Aim
Pictures stay out of this copy, which runs from the first line of the material through the line containing "b28_y = [-0.107, -0.103, -0.087, -0.068, -0.048, -0.027, -0.010]".

========================

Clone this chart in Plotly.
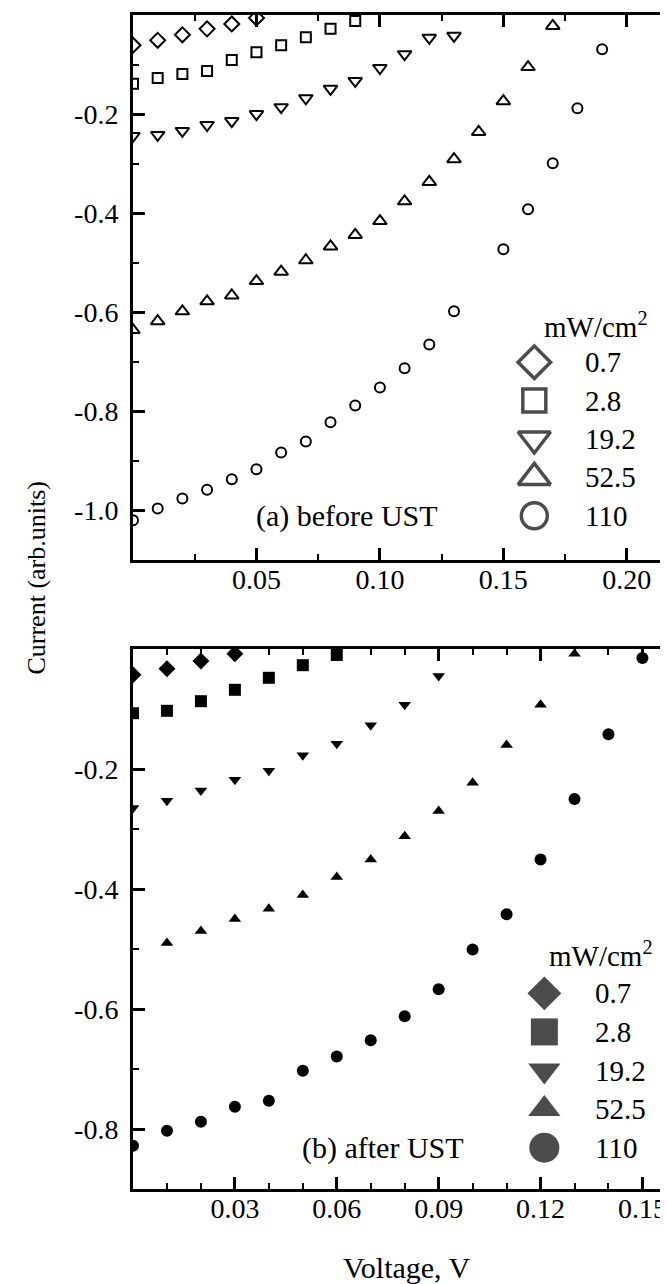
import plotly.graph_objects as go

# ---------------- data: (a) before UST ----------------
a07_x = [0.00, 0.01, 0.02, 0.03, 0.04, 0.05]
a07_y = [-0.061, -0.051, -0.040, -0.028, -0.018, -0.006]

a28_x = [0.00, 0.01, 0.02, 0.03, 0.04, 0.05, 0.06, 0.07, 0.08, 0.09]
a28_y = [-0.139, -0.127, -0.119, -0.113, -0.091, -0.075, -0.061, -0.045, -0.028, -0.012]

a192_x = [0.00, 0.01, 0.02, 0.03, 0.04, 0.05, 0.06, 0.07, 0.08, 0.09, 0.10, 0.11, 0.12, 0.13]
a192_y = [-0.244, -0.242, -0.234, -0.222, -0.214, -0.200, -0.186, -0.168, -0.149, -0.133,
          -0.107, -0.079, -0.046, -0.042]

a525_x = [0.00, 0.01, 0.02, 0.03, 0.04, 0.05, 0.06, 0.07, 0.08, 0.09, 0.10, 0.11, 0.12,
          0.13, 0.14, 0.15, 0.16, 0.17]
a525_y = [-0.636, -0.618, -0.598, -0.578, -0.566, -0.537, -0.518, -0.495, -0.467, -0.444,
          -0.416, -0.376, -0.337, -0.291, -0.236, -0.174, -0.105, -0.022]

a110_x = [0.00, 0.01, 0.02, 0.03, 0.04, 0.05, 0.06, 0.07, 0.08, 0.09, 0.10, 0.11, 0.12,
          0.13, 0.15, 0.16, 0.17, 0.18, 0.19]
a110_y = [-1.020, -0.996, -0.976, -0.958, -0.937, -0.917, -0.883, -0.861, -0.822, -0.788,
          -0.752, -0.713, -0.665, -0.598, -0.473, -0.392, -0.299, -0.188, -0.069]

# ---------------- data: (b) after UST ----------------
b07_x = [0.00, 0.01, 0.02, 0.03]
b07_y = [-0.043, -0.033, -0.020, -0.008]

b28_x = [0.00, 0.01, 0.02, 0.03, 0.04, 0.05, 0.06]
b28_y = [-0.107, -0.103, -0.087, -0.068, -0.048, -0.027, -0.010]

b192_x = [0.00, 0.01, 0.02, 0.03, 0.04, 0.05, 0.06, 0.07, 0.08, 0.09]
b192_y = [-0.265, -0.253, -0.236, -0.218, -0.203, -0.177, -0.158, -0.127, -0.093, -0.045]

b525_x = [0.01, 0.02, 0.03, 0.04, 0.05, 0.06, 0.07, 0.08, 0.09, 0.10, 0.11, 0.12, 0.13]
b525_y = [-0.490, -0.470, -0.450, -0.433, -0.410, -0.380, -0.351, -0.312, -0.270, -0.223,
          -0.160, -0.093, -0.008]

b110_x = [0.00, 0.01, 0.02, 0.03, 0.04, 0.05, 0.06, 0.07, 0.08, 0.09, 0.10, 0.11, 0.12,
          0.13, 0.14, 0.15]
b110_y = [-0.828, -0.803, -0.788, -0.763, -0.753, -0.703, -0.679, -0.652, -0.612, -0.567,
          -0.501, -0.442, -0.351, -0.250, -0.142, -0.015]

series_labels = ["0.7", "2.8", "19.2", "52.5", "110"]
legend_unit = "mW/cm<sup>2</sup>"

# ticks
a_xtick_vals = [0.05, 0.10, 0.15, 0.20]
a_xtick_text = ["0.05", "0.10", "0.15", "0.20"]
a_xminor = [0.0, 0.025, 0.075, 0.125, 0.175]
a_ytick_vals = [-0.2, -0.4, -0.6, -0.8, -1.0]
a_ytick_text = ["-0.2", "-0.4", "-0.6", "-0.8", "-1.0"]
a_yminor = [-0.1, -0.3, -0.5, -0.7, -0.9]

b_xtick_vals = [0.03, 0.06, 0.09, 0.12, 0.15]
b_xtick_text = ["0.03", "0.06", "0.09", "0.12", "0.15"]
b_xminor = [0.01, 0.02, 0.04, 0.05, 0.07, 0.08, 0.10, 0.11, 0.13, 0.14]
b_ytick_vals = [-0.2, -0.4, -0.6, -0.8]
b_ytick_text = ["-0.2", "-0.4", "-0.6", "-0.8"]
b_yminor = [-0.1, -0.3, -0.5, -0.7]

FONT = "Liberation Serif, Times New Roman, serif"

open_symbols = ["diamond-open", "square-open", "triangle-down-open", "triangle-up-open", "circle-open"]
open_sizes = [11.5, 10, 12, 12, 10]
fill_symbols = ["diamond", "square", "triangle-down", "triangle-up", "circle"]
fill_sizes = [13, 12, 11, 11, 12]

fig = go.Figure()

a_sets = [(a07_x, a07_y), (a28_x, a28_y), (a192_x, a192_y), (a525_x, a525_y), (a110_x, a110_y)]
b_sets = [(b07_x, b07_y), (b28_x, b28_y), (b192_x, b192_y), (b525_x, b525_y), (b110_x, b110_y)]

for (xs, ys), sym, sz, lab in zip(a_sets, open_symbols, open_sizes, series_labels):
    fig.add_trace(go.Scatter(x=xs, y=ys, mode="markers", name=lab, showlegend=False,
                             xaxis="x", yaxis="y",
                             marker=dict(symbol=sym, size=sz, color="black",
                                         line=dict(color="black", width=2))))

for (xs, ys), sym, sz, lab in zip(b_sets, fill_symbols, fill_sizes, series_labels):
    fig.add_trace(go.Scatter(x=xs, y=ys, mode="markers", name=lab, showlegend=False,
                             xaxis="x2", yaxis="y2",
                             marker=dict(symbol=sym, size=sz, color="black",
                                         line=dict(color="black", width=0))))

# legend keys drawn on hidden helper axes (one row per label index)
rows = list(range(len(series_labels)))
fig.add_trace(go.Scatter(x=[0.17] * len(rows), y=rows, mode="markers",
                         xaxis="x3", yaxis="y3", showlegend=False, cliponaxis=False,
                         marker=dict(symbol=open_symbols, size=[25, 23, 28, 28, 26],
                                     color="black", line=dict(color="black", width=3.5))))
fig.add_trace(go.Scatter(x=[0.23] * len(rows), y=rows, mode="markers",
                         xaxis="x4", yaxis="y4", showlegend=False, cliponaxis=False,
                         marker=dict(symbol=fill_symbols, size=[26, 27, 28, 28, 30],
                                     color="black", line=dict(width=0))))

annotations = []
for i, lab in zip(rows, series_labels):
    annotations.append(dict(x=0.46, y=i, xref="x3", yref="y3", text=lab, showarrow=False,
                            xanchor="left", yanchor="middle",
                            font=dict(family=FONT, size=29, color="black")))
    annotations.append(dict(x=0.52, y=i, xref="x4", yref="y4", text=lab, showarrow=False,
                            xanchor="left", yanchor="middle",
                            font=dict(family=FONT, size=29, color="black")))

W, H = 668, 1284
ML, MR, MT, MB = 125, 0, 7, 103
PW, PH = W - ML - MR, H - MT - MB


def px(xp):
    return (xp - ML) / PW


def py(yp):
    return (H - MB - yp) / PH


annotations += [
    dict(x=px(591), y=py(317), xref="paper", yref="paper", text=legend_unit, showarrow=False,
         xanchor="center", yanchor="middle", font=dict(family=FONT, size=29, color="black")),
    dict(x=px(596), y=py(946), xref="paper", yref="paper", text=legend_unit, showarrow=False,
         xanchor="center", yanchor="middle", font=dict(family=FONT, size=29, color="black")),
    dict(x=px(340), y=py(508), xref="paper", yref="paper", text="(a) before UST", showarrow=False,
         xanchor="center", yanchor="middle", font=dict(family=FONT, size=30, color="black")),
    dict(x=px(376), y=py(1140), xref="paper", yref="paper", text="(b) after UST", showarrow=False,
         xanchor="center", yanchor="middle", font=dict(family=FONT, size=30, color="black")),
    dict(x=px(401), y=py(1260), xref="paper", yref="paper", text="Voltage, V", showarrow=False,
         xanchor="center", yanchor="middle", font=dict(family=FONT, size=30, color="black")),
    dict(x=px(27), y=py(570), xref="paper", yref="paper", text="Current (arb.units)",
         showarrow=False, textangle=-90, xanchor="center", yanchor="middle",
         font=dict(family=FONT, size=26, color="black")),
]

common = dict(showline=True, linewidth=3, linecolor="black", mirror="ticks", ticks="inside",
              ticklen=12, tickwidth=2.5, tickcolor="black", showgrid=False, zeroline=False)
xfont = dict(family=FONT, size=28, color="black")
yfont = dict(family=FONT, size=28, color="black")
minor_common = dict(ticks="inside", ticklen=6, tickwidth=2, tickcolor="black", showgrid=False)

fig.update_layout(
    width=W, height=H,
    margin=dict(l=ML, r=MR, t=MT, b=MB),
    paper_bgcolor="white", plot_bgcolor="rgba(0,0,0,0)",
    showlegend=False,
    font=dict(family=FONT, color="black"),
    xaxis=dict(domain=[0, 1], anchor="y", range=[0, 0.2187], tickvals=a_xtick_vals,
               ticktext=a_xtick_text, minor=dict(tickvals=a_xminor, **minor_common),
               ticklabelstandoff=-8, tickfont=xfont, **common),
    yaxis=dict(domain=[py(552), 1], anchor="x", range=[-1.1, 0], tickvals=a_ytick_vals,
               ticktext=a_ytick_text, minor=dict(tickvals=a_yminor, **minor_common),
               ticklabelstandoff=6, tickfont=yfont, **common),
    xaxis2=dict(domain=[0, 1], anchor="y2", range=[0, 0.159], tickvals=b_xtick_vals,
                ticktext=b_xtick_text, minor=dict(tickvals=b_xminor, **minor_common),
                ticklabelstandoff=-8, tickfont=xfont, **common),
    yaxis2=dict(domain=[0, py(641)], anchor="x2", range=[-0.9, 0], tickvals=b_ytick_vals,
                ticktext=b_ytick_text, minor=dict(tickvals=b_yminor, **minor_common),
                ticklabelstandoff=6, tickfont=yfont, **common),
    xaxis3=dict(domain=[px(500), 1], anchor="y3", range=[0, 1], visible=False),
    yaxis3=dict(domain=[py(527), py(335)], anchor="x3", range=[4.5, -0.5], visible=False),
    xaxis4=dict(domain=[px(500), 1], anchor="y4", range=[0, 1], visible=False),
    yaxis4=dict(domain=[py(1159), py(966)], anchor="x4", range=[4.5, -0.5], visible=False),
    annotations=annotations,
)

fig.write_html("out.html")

========================

Task solution
Clone this chart in Plotly.
import plotly.graph_objects as go

# ---------------- data: (a) before UST ----------------
a07_x = [0.00, 0.01, 0.02, 0.03, 0.04, 0.05]
a07_y = [-0.061, -0.051, -0.040, -0.028, -0.018, -0.006]

a28_x = [0.00, 0.01, 0.02, 0.03, 0.04, 0.05, 0.06, 0.07, 0.08, 0.09]
a28_y = [-0.139, -0.127, -0.119, -0.113, -0.091, -0.075, -0.061, -0.045, -0.028, -0.012]

a192_x = [0.00, 0.01, 0.02, 0.03, 0.04, 0.05, 0.06, 0.07, 0.08, 0.09, 0.10, 0.11, 0.12, 0.13]
a192_y = [-0.244, -0.242, -0.234, -0.222, -0.214, -0.200, -0.186, -0.168, -0.149, -0.133,
          -0.107, -0.079, -0.046, -0.042]

a525_x = [0.00, 0.01, 0.02, 0.03, 0.04, 0.05, 0.06, 0.07, 0.08, 0.09, 0.10, 0.11, 0.12,
          0.13, 0.14, 0.15, 0.16, 0.17]
a525_y = [-0.636, -0.618, -0.598, -0.578, -0.566, -0.537, -0.518, -0.495, -0.467, -0.444,
          -0.416, -0.376, -0.337, -0.291, -0.236, -0.174, -0.105, -0.022]

a110_x = [0.00, 0.01, 0.02, 0.03, 0.04, 0.05, 0.06, 0.07, 0.08, 0.09, 0.10, 0.11, 0.12,
          0.13, 0.15, 0.16, 0.17, 0.18, 0.19]
a110_y = [-1.020, -0.996, -0.976, -0.958, -0.937, -0.917, -0.883, -0.861, -0.822, -0.788,
          -0.752, -0.713, -0.665, -0.598, -0.473, -0.392, -0.299, -0.188, -0.069]

# ---------------- data: (b) after UST ----------------
b07_x = [0.00, 0.01, 0.02, 0.03]
b07_y = [-0.043, -0.033, -0.020, -0.008]

b28_x = [0.00, 0.01, 0.02, 0.03, 0.04, 0.05, 0.06]
b28_y = [-0.107, -0.103, -0.087, -0.068, -0.048, -0.027, -0.010]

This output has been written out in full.